Goodluck with the new search! Perhaps someone here on Weddingbee can recommend another good photographer in your area 🙂
Post # 13
No, not a lawyer, just a student who’s taking a basic b-law class right now. It’s funny because the "mailbox rule" was one of the main topics on my midterm a few weeks ago! It’s so interesting that they use the post office to determine validity of contract, not who signed the contract first!
Post # 14
hey there..sorry to hear about your situation..a similar situation happened to me recently..there was a photographer ive been wanting to use for the longest time, i met him at other people’s weddings too and i promised myself i would use him at my own wedding…so after interviewing him, i emailed him and said i wanted to book him. he wrote back saying he would love to do my wedding, however two days later he emailed me and said someone else who he met before me had sent a contract in for the same day. i ended up not getting my wish… it is disappointing and i know exactly how you feel.

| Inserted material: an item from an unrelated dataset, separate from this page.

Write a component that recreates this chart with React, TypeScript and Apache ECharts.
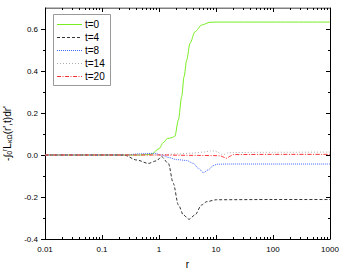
import React, { useEffect, useRef } from "react";
import * as echarts from "echarts";

// ---- data ----
const rT0 = [0.01, 0.1, 0.5, 0.74, 1.0, 1.2, 1.4, 1.7, 1.9, 2.19, 2.5, 2.75, 3.06, 3.5, 4.28, 5.6, 7.85, 10, 100, 1000];
const vT0 = [0, 0, 0, 0.004, 0.03, 0.06, 0.078, 0.083, 0.09, 0.167, 0.278, 0.373, 0.452, 0.532, 0.587, 0.619, 0.632, 0.633, 0.633, 0.633];

const rT4 = [0.01, 0.24, 0.41, 0.65, 0.9, 1.11, 1.46, 1.78, 2.19, 2.69, 3.36, 4.26, 5.6, 6.9, 10.2, 100, 1000];
const vT4 = [0, 0, -0.024, -0.04, -0.028, -0.008, -0.04, -0.135, -0.238, -0.286, -0.306, -0.286, -0.238, -0.222, -0.213, -0.212, -0.212];

const rT8 = [0.01, 0.25, 0.5, 0.85, 1.1, 1.5, 2.04, 3.06, 4.0, 4.9, 6.0, 7.3, 8.9, 10.4, 15, 100, 1000];
const vT8 = [0, 0, 0.006, 0.008, 0.0, -0.012, -0.022, -0.026, -0.04, -0.063, -0.084, -0.071, -0.051, -0.044, -0.043, -0.043, -0.043];

const rT14 = [0.01, 0.8, 1.2, 2.0, 4.0, 6.0, 8.0, 9.5, 11, 12.5, 14, 16, 20, 100, 1000];
const vT14 = [0, 0, 0.002, 0.005, 0.009, 0.014, 0.019, 0.019, 0.012, 0.004, 0.003, 0.01, 0.012, 0.013, 0.014];

const rT20 = [0.01, 1, 5, 10, 12, 13.5, 15.5, 17.5, 20, 100, 1000];
const vT20 = [0, 0, -0.002, -0.003, -0.004, -0.01, -0.016, -0.006, 0.002, 0.003, 0.003];

const seriesNames = ["t=0", "t=4", "t=8", "t=14", "t=20"];
const seriesR = [rT0, rT4, rT8, rT14, rT20];
const seriesV = [vT0, vT4, vT8, vT14, vT20];
const seriesColors = ["#77ee22", "#333333", "#4466ff", "#aaaaaa", "#ff3333"];
const seriesDash: any[] = [null, [3, 2], [1, 1], [1, 2], [4, 1.5, 1, 1.5]];

const xMajor = [0.01, 0.1, 1, 10, 100, 1000];
const xMinorMultipliers = [2, 3, 4, 5, 6, 7, 8, 9];
const yMajor = [-0.4, -0.2, 0, 0.2, 0.4, 0.6];
const yMinor = [-0.3, -0.1, 0.1, 0.3, 0.5];

const xMinor: number[] = [];
xMajor.slice(0, -1).forEach((d) => xMinorMultipliers.forEach((m) => xMinor.push(+(d * m).toPrecision(3))));

const pairs = (r: number[], v: number[]) => r.map((x, i) => [x, v[i]]);

const X_MIN = 0.01;
const X_MAX = 1000;
const Y_MIN = -0.4;
const Y_MAX = 0.7;

export default function App() {
  const ref = useRef<HTMLDivElement>(null);
  useEffect(() => {
    document.body.style.margin = "0";
    const chart = echarts.init(ref.current!, null, { renderer: "svg" });
    const font = "Liberation Sans, Arial, sans-serif";
    const axisCol = "#000";

    const xTickSeries = (len: number) => ({
      type: "custom",
      silent: true,
      clip: false,
      xAxisIndex: 0,
      yAxisIndex: 0,
      data: xMinor.map((x) => [x, Y_MIN]),
      renderItem: (_p: any, api: any) => {
        const x = api.value(0);
        const b = api.coord([x, Y_MIN]);
        const t = api.coord([x, Y_MAX]);
        const cx = Math.round(b[0]) + 0.5;
        return {
          type: "group",
          children: [
            { type: "line", shape: { x1: cx, y1: b[1], x2: cx, y2: b[1] - len }, style: { stroke: axisCol, lineWidth: 1 } },
            { type: "line", shape: { x1: cx, y1: t[1], x2: cx, y2: t[1] + len }, style: { stroke: axisCol, lineWidth: 1 } },
          ],
        };
      },
    });
    const yTickSeries = (values: number[], len: number) => ({
      type: "custom",
      silent: true,
      clip: false,
      xAxisIndex: 0,
      yAxisIndex: 0,
      data: values.map((y) => [X_MIN, y]),
      renderItem: (_p: any, api: any) => {
        const y = api.value(1);
        const l = api.coord([X_MIN, y]);
        const r = api.coord([X_MAX, y]);
        const cy = Math.round(l[1]) + 0.5;
        return {
          type: "group",
          children: [
            { type: "line", shape: { x1: l[0], y1: cy, x2: l[0] - len, y2: cy }, style: { stroke: axisCol, lineWidth: 1 } },
            { type: "line", shape: { x1: r[0], y1: cy, x2: r[0] - len, y2: cy }, style: { stroke: axisCol, lineWidth: 1 } },
          ],
        };
      },
    });

    const legendX = 53;
    const legendY = 14;
    const rowH = 13;
    const legendGraphic = {
      type: "group",
      z: 100,
      children: [
        { type: "rect", shape: { x: legendX + 0.5, y: legendY + 0.5, width: 57, height: 71 }, style: { fill: "#fff", stroke: "#999", lineWidth: 1 } },
        ...seriesNames.flatMap((name, i) => {
          const cy = legendY + 10.5 + i * rowH;
          return [
            {
              type: "line",
              shape: { x1: legendX + 4, y1: cy, x2: legendX + 29, y2: cy },
              style: { stroke: seriesColors[i], lineWidth: 1, lineDash: seriesDash[i] },
            },
            {
              type: "text",
              x: legendX + 32,
              y: cy,
              style: { text: name, font: `10px ${font}`, fill: "#000", verticalAlign: "middle", align: "left" },
            },
          ];
        }),
      ],
    };

    const option: any = {
      animation: false,
      backgroundColor: "#fff",
      textStyle: { fontFamily: font },
      grid: { left: 45, right: 21, top: 8, bottom: 32, containLabel: false, outerBoundsMode: "none" },
      graphic: [legendGraphic],
      xAxis: {
        type: "log",
        logBase: 10,
        min: X_MIN,
        max: X_MAX,
        position: "bottom",
        name: "r",
        nameLocation: "middle",
        nameGap: 20,
        nameTextStyle: { fontSize: 10, color: "#000", fontFamily: font },
        splitLine: { show: false },
        minorTick: { show: false },
        axisLine: { show: true, onZero: false, lineStyle: { color: axisCol, width: 1 } },
        axisTick: { show: true, inside: true, length: 4, lineStyle: { color: axisCol, width: 1 } },
        axisLabel: { show: true, fontSize: 8, color: "#000", margin: 6, formatter: (v: number) => String(v) },
      },
      yAxis: [
        {
          type: "value",
          min: Y_MIN,
          max: Y_MAX,
          interval: 0.2,
          position: "left",
          splitLine: { show: false },
          name: "-∫{sub|0}{sup|r}L{sub|κΩ}(r',t)dr'",
          nameLocation: "middle",
          nameRotate: 90,
          nameGap: 30,
          nameTextStyle: {
            fontSize: 10,
            color: "#000",
            fontFamily: font,
            padding: [0, 20, 0, 0],
            rich: {
              sub: { fontSize: 7, verticalAlign: "bottom", padding: [5, 0, 0, 0], fontFamily: font, color: "#000" },
              sup: { fontSize: 7, verticalAlign: "top", padding: [0, 0, 5, 0], fontFamily: font, color: "#000" },
            },
          },
          axisLine: { show: true, onZero: false, lineStyle: { color: axisCol, width: 1 } },
          axisTick: { show: false },
          axisLabel: { show: true, fontSize: 8, color: "#000", margin: 7, showMaxLabel: false, formatter: (v: number) => v.toFixed(1) },
        },
        {
          type: "value",
          min: Y_MIN,
          max: Y_MAX,
          interval: 0.2,
          position: "right",
          splitLine: { show: false },
          axisLine: { show: true, onZero: false, lineStyle: { color: axisCol, width: 1 } },
          axisTick: { show: false },
          axisLabel: { show: false },
        },
      ],
      series: [
        ...seriesNames.map((name, i) => ({
          name,
          type: "line",
          xAxisIndex: 0,
          yAxisIndex: 0,
          data: pairs(seriesR[i], seriesV[i]),
          symbol: "none",
          showSymbol: false,
          smooth: 0.3,
          smoothMonotone: "x",
          itemStyle: { color: seriesColors[i] },
          lineStyle: { width: 1, color: seriesColors[i], type: seriesDash[i] || "solid" },
        })),
        xTickSeries(2),
        yTickSeries(yMajor, 4),
        yTickSeries(yMinor, 2),
        {
          type: "custom",
          silent: true,
          clip: false,
          xAxisIndex: 0,
          yAxisIndex: 0,
          data: xMajor.map((x) => [x, Y_MAX]),
          renderItem: (_p: any, api: any) => {
            const t = api.coord([api.value(0), Y_MAX]);
            const cx = Math.round(t[0]) + 0.5;
            return { type: "line", shape: { x1: cx, y1: t[1], x2: cx, y2: t[1] + 4 }, style: { stroke: axisCol, lineWidth: 1 } };
          },
        },
        {
          type: "line",
          xAxisIndex: 0,
          yAxisIndex: 0,
          data: [[X_MIN, Y_MAX], [X_MAX, Y_MAX]],
          symbol: "none",
          silent: true,
          lineStyle: { color: axisCol, width: 1 },
        },
      ],
    };
    chart.setOption(option);
    return () => chart.dispose();
  }, []);
  return <div ref={ref} style={{ width: 351, height: 271 }} />;
}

you will find another good photographer who will do a good job as well. All that really matter is that you will look totally fabulous that day and any photos you take will look amazing! good luck!
Post # 15
I’ll answer this from a photographer’s point of view.
This is never a good situation for a photographer to be in because there is no way around having an unhappy couple. Had you been the "winner" the other bride would posting the exact same thing here (or somewhere).
Many photographers, myself included, do not hold dates and will not notify couples of other inquiries. They’ve been accused of hard sales tactics to pressure couples into booking. But more often, there are so many inquiries for a date that it’s not practical to contact everyone.
I don’t see anything in your posts to suggest the photographer has been unprofessional, or any sort of flake. Be glad he contacted you to let you know. When I was engaged, our reception venue/caterer went out of business 3 months prior to our wedding. That is stress! I also lost a house this way. Anyway, I doubt that he did not want to photograph your wedding, but he had to make a choice.